How many do they have now? According to Google’s most recent filing, they have $961M in property and equipment and 5,680 full time employees, so they bought about $710M of new equipment for 3780 new employees. $20K of equipment per employee means around $75M of employee equipment. Heck, let’s round up and say that $110M was on non-data center equipment. That leaves $600M for new racks.

For the same amount of money per computer that they spent in 2003, Google could get faster and more powerful computers, or they could get more computers. While their papers indicate that CPU speed isn’t the most important thing to them, they do also mention that they would expect to see a big speedup from dual-core processors.
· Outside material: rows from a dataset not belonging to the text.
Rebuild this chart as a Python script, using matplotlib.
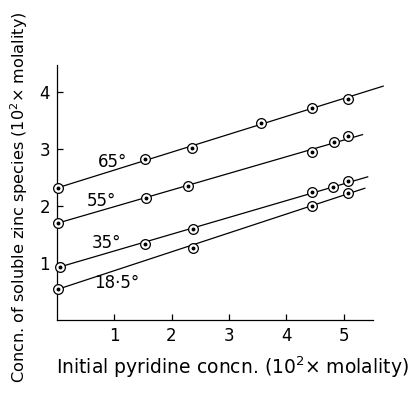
import numpy as np
import matplotlib
matplotlib.use("Agg")
import matplotlib.pyplot as plt

# measured points, (10^2 x molality)
x_65 = [0.02, 1.54, 2.36, 3.56, 4.45, 5.08]
y_65 = [2.32, 2.82, 3.02, 3.45, 3.72, 3.87]
x_55 = [0.02, 1.55, 2.29, 4.45, 4.84, 5.08]
y_55 = [1.70, 2.14, 2.35, 2.95, 3.12, 3.22]
x_35 = [0.05, 1.54, 2.37, 4.45, 4.82, 5.08]
y_35 = [0.93, 1.33, 1.60, 2.24, 2.34, 2.44]
x_18 = [0.02, 2.37, 4.45, 5.08]
y_18 = [0.54, 1.26, 2.00, 2.22]

# straight lines through each set (end points)
fit_x = {"65": [0.02, 5.69], "55": [0.02, 5.33], "35": [0.05, 5.42], "18": [0.02, 5.37]}
fit_y = {"65": [2.32, 4.10], "55": [1.70, 3.25], "35": [0.93, 2.51], "18": [0.54, 2.31]}

labels = ["65°", "55°", "35°", "18·5°"]
label_pos = [(0.98, 2.77), (0.78, 2.09), (0.87, 1.35), (1.04, 0.65)]

fig = plt.figure(figsize=(4.12, 3.99), dpi=100)
ax = fig.add_axes([0.138, 0.198, 0.767, 0.639])

series = [("65", x_65, y_65), ("55", x_55, y_55), ("35", x_35, y_35), ("18", x_18, y_18)]
for key, xs, ys in series:
    ax.plot(fit_x[key], fit_y[key], color="black", lw=0.9, clip_on=False, zorder=2)
    ax.plot(xs, ys, "o", ms=7, mfc="white", mec="black", mew=0.9, clip_on=False, zorder=3)
    ax.plot(xs, ys, "o", ms=1.8, color="black", clip_on=False, zorder=4)

for lab, (lx, ly) in zip(labels, label_pos):
    ax.text(lx, ly, lab, fontsize=12, ha="center", va="center")

ax.set_xlim(0, 5.51)
ax.set_ylim(0, 4.47)
ax.set_xticks([1, 2, 3, 4, 5])
ax.set_yticks([1, 2, 3, 4])
ax.tick_params(direction="in", length=4, width=0.9, labelsize=12, pad=5)
ax.spines["top"].set_visible(False)
ax.spines["right"].set_visible(False)
ax.spines["left"].set_linewidth(0.9)
ax.spines["bottom"].set_linewidth(0.9)

ax.set_xlabel("Initial pyridine concn. (10$^2$× molality)", fontsize=13.5)
ax.set_ylabel("Concn. of soluble zinc species (10$^2$× molality)", fontsize=11.6)
ax.xaxis.set_label_coords(0.555, -0.135)
ax.yaxis.set_label_coords(-0.085, 0.48)

fig.savefig("out.png", dpi=100)
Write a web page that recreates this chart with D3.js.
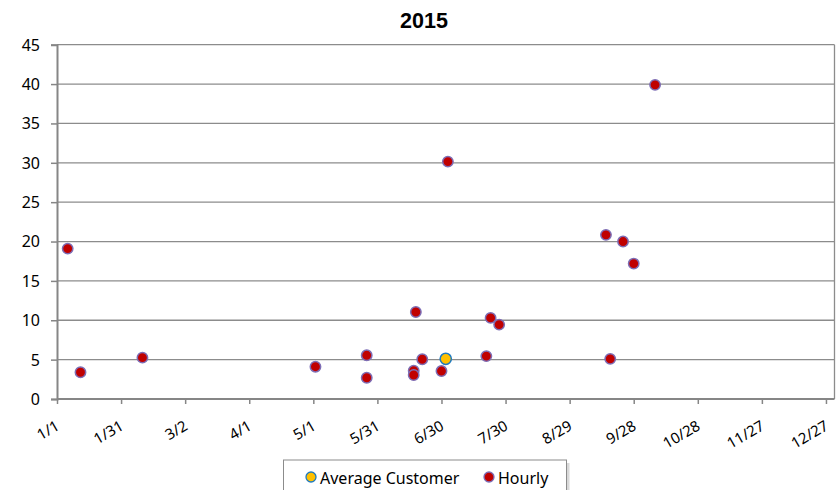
<!DOCTYPE html>
<html><head><meta charset="utf-8">
<script src="https://cdn.jsdelivr.net/npm/d3@7"></script>
<style>body{margin:0;background:#fff}svg{display:block}</style>
</head><body>
<script>
const title = "2015";
const hourlyDates = ["2015-01-06","2015-01-12","2015-02-10","2015-05-02","2015-05-26","2015-05-26","2015-06-18","2015-06-17","2015-06-17","2015-06-21","2015-06-30","2015-07-03","2015-07-21","2015-07-23","2015-07-27","2015-09-15","2015-09-23","2015-09-28","2015-09-17","2015-10-08"];
const hourlyValues = [19.1,3.4,5.25,4.1,5.55,2.7,11.05,3.6,3.05,5.05,3.55,30.15,5.45,10.3,9.45,20.85,20.0,17.2,5.1,39.9];
const avgDates = ["2015-07-02"];
const avgValues = [5.1];
const xTickLabels = ["1/1","1/31","3/2","4/1","5/1","5/31","6/30","7/30","8/29","9/28","10/28","11/27","12/27"];
const yTicks = [0,5,10,15,20,25,30,35,40,45];
const seriesNames = ["Average Customer","Hourly"];

const W = 837, H = 490;
const parse = d3.utcParse("%Y-%m-%d");
const start = parse("2015-01-01"), end = parse("2015-12-31");
const svg = d3.select("body").append("svg").attr("width",W).attr("height",H);
const FONT = "Noto Sans, Open Sans, sans-serif";

const x = d3.scaleUtc().domain([start,end]).range([57,834.5]);
const y = d3.scaleLinear().domain([0,45]).range([399,44.7]);
const tickDates = xTickLabels.map((l,i)=>d3.utcDay.offset(start, i*30));

// title
svg.append("text").attr("x",424).attr("y",27.5).attr("text-anchor","middle")
  .attr("font-family","Liberation Sans, Arial, sans-serif").attr("font-weight","bold").attr("font-size",21.5)
  .text(title);

// gridlines
svg.append("g").selectAll("line").data(yTicks.filter(d=>d>0)).join("line")
  .attr("x1",57).attr("x2",834.5).attr("y1",d=>y(d)).attr("y2",d=>y(d))
  .attr("stroke","#8c8c8c").attr("stroke-width",1.3);
svg.append("line").attr("x1",834.5).attr("x2",834.5).attr("y1",y(45)).attr("y2",y(0))
  .attr("stroke","#8c8c8c").attr("stroke-width",1.3);

// y axis
const yAxis = d3.axisLeft(y).tickValues(yTicks).tickSize(6).tickPadding(11);
const gy = svg.append("g").attr("transform","translate(57,0)").call(yAxis);
gy.attr("font-family",FONT).attr("font-size",16);
gy.select(".domain").attr("stroke","#868686").attr("stroke-width",2);
gy.selectAll(".tick line").attr("stroke","#868686").attr("stroke-width",1.5);
gy.selectAll("text").attr("fill","#000").attr("dy","0.34em");

// x axis
const xAxis = d3.axisBottom(x).tickValues(tickDates).tickSize(5).tickFormat((d,i)=>xTickLabels[i]);
const gx = svg.append("g").attr("transform","translate(0,399)").call(xAxis);
gx.attr("font-family",FONT).attr("font-size",15);
gx.select(".domain").attr("stroke","#868686").attr("stroke-width",2).attr("d","M57,0H834.5");
gx.selectAll(".tick line").attr("stroke","#868686").attr("stroke-width",1.5);
gx.selectAll("text").attr("fill","#000")
  .attr("text-anchor","end").attr("dy",0).attr("y",0)
  .attr("transform","translate(3,30) rotate(-30)");

// points
const hourly = hourlyDates.map((d,i)=>({d:parse(d),v:hourlyValues[i]}));
const avg = avgDates.map((d,i)=>({d:parse(d),v:avgValues[i]}));
svg.append("g").selectAll("circle").data(hourly).join("circle")
  .attr("cx",d=>x(d.d)).attr("cy",d=>y(d.v)).attr("r",5.2)
  .attr("fill","#c00000").attr("stroke","#7d6db5").attr("stroke-width",1.5);
svg.append("g").selectAll("circle").data(avg).join("circle")
  .attr("cx",d=>x(d.d)).attr("cy",d=>y(d.v)).attr("r",5.6)
  .attr("fill","#ffc000").attr("stroke","#1f7ac0").attr("stroke-width",1.5);

// legend
const lg = svg.append("g");
lg.append("rect").attr("x",286.5).attr("y",463).attr("width",283).attr("height",40).attr("fill","#c8c8c8").attr("opacity",0.7);
lg.append("rect").attr("x",283.5).attr("y",460).attr("width",283).attr("height",40).attr("fill","#fff").attr("stroke","#8c8c8c").attr("stroke-width",1);
lg.append("circle").attr("cx",311).attr("cy",477).attr("r",5).attr("fill","#ffc000").attr("stroke","#1f7ac0").attr("stroke-width",1.3);
lg.append("text").attr("x",320).attr("y",483.5).attr("font-family",FONT).attr("font-size",16).text(seriesNames[0]);
lg.append("circle").attr("cx",489).attr("cy",477).attr("r",5).attr("fill","#c00000").attr("stroke","#7d6db5").attr("stroke-width",1.3);
lg.append("text").attr("x",498).attr("y",483.5).attr("font-family",FONT).attr("font-size",16).text(seriesNames[1]);
</script>
</body></html>
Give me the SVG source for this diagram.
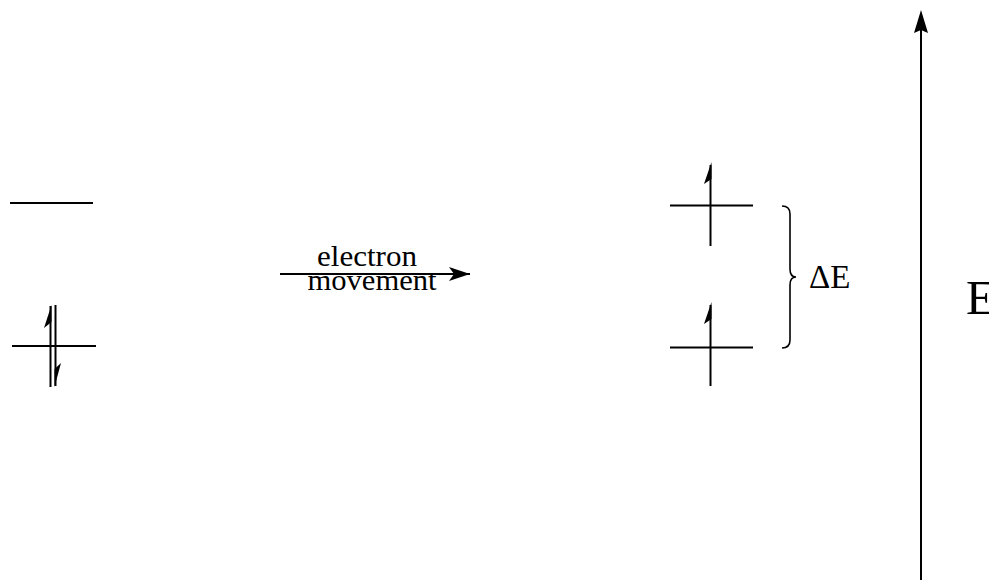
<svg xmlns="http://www.w3.org/2000/svg" width="989" height="580" viewBox="0 0 989 580">
<style>
.ln{stroke:#000;stroke-width:2;fill:none}
.hd{fill:#000;stroke:none}
.t{font-family:"Liberation Serif","Times New Roman",serif;fill:#000}
</style>
<defs>
<marker id="ah" markerWidth="22" markerHeight="14" refX="21" refY="7" orient="auto" markerUnits="userSpaceOnUse">
<path d="M0,0 L21,7 L0,14 L5,7 Z" fill="#000"/>
</marker>
</defs>
<rect width="989" height="580" fill="#fff"/>
<g id="left-levels">
<line class="ln" x1="10" y1="203" x2="93" y2="203"/>
<line class="ln" x1="12" y1="346" x2="96" y2="346"/>
<line class="ln" x1="50.5" y1="306" x2="50.5" y2="387"/>
<line class="ln" x1="55.5" y1="305" x2="55.5" y2="386"/>
<polygon class="hd" points="51.5,305 44,328 51.5,322"/>
<polygon class="hd" points="54.5,387 61,363 54.5,369"/>
</g>
<g id="reaction-arrow">
<line class="ln" x1="280" y1="274" x2="470" y2="274" marker-end="url(#ah)"/>
<text class="t" x="367" y="266" font-size="29" text-anchor="middle" textLength="100" lengthAdjust="spacingAndGlyphs">electron</text>
<text class="t" x="372" y="290" font-size="29" text-anchor="middle" textLength="129" lengthAdjust="spacingAndGlyphs">movement</text>
</g>
<g id="right-levels">
<line class="ln" x1="670" y1="205.5" x2="753" y2="205.5"/>
<line class="ln" x1="710.5" y1="165" x2="710.5" y2="246"/>
<polygon class="hd" points="711.5,162 704,184 711.5,179"/>
<line class="ln" x1="670" y1="347.5" x2="753" y2="347.5"/>
<line class="ln" x1="710.5" y1="305" x2="710.5" y2="386"/>
<polygon class="hd" points="711.5,302 704,324 711.5,319"/>
</g>
<g id="delta-e">
<path d="M782,206 Q790,206 790,214 L790,269 Q790,277 796,277 Q790,277 790,285 L790,340 Q790,348 782,348" stroke="#000" stroke-width="1.6" fill="none"/>
<text class="t" x="809" y="288" font-size="33">ΔE</text>
</g>
<g id="energy-axis">
<line class="ln" x1="921" y1="580" x2="921" y2="28"/>
<path class="hd" d="M921,10 L928,33 L921,30 L914,33 Z"/>
<text class="t" x="966" y="314" font-size="49">E</text>
</g>
</svg>
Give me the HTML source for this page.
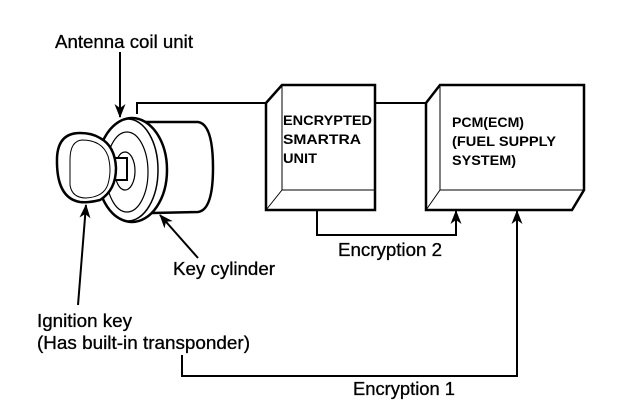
<!DOCTYPE html>
<html><head><meta charset="utf-8"><style>
html,body{margin:0;padding:0;background:#fff;}
svg{display:block;}
text{font-family:"Liberation Sans",Arial,sans-serif;fill:#000;}
.b{font-weight:bold;font-size:13.5px;}
.l{font-size:18px;stroke:#000;stroke-width:0.3;}
</style></head><body>
<svg width="640" height="420" viewBox="0 0 640 420" xmlns="http://www.w3.org/2000/svg">
<defs><marker id="ah" markerWidth="14" markerHeight="12" refX="13" refY="6" orient="auto" markerUnits="userSpaceOnUse"><path d="M0,0.5 L14,6 L0,11.5 L4,6 Z" fill="#000"/></marker></defs>
<g fill="none" stroke="#000">
<!-- cylinder body -->
<path d="M145,122 L198,122 Q213,124 213,168 Q213,210 198,212 L152,213" stroke-width="2.5" fill="#fff"/>
<!-- face -->
<ellipse cx="132" cy="170" rx="35" ry="52" stroke-width="2.5" fill="#fff"/>
<ellipse cx="128" cy="170" rx="30" ry="51" stroke-width="1.5"/>
<ellipse cx="127" cy="172" rx="21" ry="40" stroke-width="1.2"/>
<ellipse cx="125" cy="171" rx="10" ry="19" stroke-width="1.2"/>
<rect x="114" y="158" width="13" height="22" stroke-width="2" fill="#fff"/>
<!-- key -->
<path d="M80,133 Q58,133 57,158 Q56,198 80,202 Q88,203 100,200 Q116,190 116,168 Q115,146 100,138 Q92,133 80,133 Z" stroke-width="2.5" fill="#fff"/>
<path d="M82,140 Q70,141 70,160 L70,185 Q72,198 86,198 Q104,197 108,184 Q112,170 108,156 Q102,140 82,140 Z" stroke-width="1"/>
<!-- connectors -->
<path d="M137,114 L137,103 L282,103" stroke-width="2"/>
<path d="M375,103 L440,103" stroke-width="2"/>
<!-- box 1 -->
<path d="M266,103 L282,85 L375,85 L375,210 L266,210 Z" stroke-width="2.5" fill="#fff"/>
<path d="M282,85 L282,190 L375,190 M282,190 L266,210" stroke-width="1"/>
<!-- box 2 -->
<path d="M426,103 L440,85 L584,85 L584,190 L572,210 L426,210 Z" stroke-width="2.5" fill="#fff"/>
<path d="M440,85 L440,190 L584,190 M440,190 L426,210" stroke-width="1"/>
<!-- encryption lines -->
<path d="M317,210 L317,235 L456,235 L456,211" stroke-width="2" marker-end="url(#ah)"/>
<path d="M182,355 L182,376 L517,376 L517,211" stroke-width="2" marker-end="url(#ah)"/>
<!-- label arrows -->
<path d="M120,52 L120,117" stroke-width="2" marker-end="url(#ah)"/>
<path d="M198,258 L160,215" stroke-width="2" marker-end="url(#ah)"/>
<path d="M78,305 L86,205" stroke-width="2" marker-end="url(#ah)"/>
</g>
<text class="l" x="55" y="48" textLength="138" lengthAdjust="spacingAndGlyphs">Antenna coil unit</text>
<text class="l" x="173" y="275" textLength="102" lengthAdjust="spacingAndGlyphs">Key cylinder</text>
<text class="l" x="37" y="327" textLength="95" lengthAdjust="spacingAndGlyphs">Ignition key</text>
<text class="l" x="37" y="349" textLength="213" lengthAdjust="spacingAndGlyphs">(Has built-in transponder)</text>
<text class="l" x="338" y="256" textLength="104" lengthAdjust="spacingAndGlyphs">Encryption 2</text>
<text class="l" x="353" y="395" textLength="102" lengthAdjust="spacingAndGlyphs">Encryption 1</text>
<text class="b" x="283" y="125" textLength="89" lengthAdjust="spacingAndGlyphs">ENCRYPTED</text>
<text class="b" x="283" y="144" textLength="78" lengthAdjust="spacingAndGlyphs">SMARTRA</text>
<text class="b" x="283" y="163" textLength="34" lengthAdjust="spacingAndGlyphs">UNIT</text>
<text class="b" x="452" y="127" textLength="72" lengthAdjust="spacingAndGlyphs">PCM(ECM)</text>
<text class="b" x="452" y="146" textLength="104" lengthAdjust="spacingAndGlyphs">(FUEL SUPPLY</text>
<text class="b" x="452" y="165" textLength="64" lengthAdjust="spacingAndGlyphs">SYSTEM)</text>
</svg>
</body></html>
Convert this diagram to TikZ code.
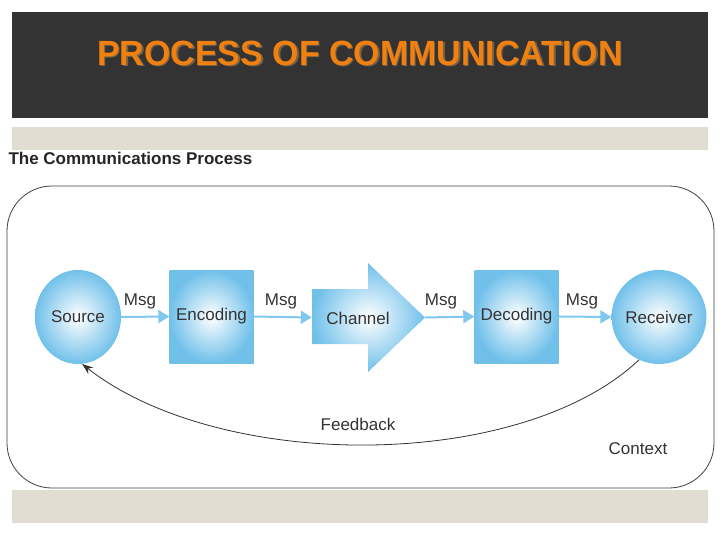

Bigger disks also seem like they could also be a win, so maybe Google spent something similar to what they did last time. Let’s guess about $200K per rack. That means that since the IPO, they would have bought an additional 3000 racks, or about 240,000 *more* computers.

I thus count that they have 300,000 computers. At least.

Wow.

UPDATE: Someone asserted that the equipment figure was wrong — that Google had bought a lot of dark fibre, and that would chew up a lot of millions of dollars. It appears that most of the chatter about Google buying dark fibre was due to Google posting an ad looking for someone to negotiate purchasing dark fibre leases. I sort of don’t think that you buy fibre, due to the incredible messy right-of-way issues. I think you lease fibre, and leases show up in a different line item on the financial statement.

UPDATE2: I didn’t figure in depreciation.  That would bump the number of computers up significantly.